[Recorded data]

------------

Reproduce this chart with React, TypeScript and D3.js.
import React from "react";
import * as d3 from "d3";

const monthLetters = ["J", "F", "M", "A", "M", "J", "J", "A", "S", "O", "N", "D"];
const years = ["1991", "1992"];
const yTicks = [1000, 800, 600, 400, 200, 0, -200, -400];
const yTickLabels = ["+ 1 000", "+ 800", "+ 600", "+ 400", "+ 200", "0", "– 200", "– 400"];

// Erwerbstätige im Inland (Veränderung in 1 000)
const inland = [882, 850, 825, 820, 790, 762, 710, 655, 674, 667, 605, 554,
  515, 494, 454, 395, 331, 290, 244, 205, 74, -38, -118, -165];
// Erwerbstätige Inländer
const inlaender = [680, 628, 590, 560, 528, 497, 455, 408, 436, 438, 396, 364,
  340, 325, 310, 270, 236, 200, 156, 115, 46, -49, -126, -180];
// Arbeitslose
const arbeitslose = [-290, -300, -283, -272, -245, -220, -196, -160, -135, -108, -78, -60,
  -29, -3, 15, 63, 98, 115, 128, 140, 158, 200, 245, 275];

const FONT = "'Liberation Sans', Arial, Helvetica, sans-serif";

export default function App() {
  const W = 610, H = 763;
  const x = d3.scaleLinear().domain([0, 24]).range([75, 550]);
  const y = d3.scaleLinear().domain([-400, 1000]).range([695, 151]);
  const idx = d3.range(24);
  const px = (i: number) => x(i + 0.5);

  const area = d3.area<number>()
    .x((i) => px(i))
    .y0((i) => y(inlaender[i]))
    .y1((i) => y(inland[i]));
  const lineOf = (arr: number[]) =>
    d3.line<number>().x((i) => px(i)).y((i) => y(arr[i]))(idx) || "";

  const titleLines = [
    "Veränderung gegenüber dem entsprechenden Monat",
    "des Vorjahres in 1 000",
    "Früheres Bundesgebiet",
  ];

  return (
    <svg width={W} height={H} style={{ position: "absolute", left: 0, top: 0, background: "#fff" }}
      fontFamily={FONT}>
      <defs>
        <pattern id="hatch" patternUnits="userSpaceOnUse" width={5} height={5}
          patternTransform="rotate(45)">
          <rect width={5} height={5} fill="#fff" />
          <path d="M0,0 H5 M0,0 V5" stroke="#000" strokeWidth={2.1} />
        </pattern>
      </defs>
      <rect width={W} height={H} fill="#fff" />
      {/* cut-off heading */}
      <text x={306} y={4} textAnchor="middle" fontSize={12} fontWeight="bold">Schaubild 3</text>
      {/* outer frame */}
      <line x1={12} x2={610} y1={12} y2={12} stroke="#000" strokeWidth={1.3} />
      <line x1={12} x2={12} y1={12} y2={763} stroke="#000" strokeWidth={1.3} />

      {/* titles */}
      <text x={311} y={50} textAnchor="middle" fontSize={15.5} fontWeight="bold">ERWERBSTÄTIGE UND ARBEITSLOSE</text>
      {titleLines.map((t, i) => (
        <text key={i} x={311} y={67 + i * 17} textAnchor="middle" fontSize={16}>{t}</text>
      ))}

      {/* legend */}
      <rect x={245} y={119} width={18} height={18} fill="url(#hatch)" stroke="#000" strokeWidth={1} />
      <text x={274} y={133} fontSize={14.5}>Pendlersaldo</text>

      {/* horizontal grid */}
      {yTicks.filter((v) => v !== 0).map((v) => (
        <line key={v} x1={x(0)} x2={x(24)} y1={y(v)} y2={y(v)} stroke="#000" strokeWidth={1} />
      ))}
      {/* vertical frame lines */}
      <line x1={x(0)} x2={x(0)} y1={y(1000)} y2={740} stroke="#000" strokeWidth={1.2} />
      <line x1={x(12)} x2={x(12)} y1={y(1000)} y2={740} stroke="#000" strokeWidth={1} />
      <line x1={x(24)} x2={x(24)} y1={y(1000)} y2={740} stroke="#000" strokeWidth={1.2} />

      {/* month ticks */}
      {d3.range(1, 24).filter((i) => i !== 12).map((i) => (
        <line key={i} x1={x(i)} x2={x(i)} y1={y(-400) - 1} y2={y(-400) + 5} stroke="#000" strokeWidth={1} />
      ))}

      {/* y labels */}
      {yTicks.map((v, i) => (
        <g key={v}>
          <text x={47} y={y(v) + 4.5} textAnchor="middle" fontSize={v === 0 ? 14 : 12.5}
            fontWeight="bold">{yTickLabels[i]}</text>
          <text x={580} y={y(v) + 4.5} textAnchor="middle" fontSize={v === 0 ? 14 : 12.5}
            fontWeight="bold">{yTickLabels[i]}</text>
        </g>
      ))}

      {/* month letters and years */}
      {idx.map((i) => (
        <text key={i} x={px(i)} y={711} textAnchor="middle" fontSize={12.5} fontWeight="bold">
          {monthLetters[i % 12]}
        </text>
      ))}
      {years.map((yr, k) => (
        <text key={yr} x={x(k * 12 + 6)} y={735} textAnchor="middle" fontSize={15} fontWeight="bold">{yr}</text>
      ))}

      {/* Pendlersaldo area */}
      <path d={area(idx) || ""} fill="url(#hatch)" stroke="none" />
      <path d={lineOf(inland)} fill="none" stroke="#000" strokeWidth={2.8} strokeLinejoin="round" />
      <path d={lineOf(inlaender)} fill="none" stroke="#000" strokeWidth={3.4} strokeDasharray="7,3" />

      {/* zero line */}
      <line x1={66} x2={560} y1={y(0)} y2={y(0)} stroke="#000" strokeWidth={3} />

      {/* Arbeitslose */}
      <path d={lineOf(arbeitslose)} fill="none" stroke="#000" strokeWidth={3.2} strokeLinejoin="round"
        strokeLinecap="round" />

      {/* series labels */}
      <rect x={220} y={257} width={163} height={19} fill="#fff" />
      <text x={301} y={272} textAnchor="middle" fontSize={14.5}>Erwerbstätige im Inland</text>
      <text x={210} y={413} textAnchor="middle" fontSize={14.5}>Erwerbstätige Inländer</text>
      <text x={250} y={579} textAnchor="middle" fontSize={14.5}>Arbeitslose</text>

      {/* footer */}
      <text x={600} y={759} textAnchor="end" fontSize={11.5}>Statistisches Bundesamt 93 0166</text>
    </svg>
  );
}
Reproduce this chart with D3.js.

------------

Task to carry out: Copy each line of the records containing the string "this".

Reply:
Reproduce this chart with React, TypeScript and D3.js.
Reproduce this chart with D3.js.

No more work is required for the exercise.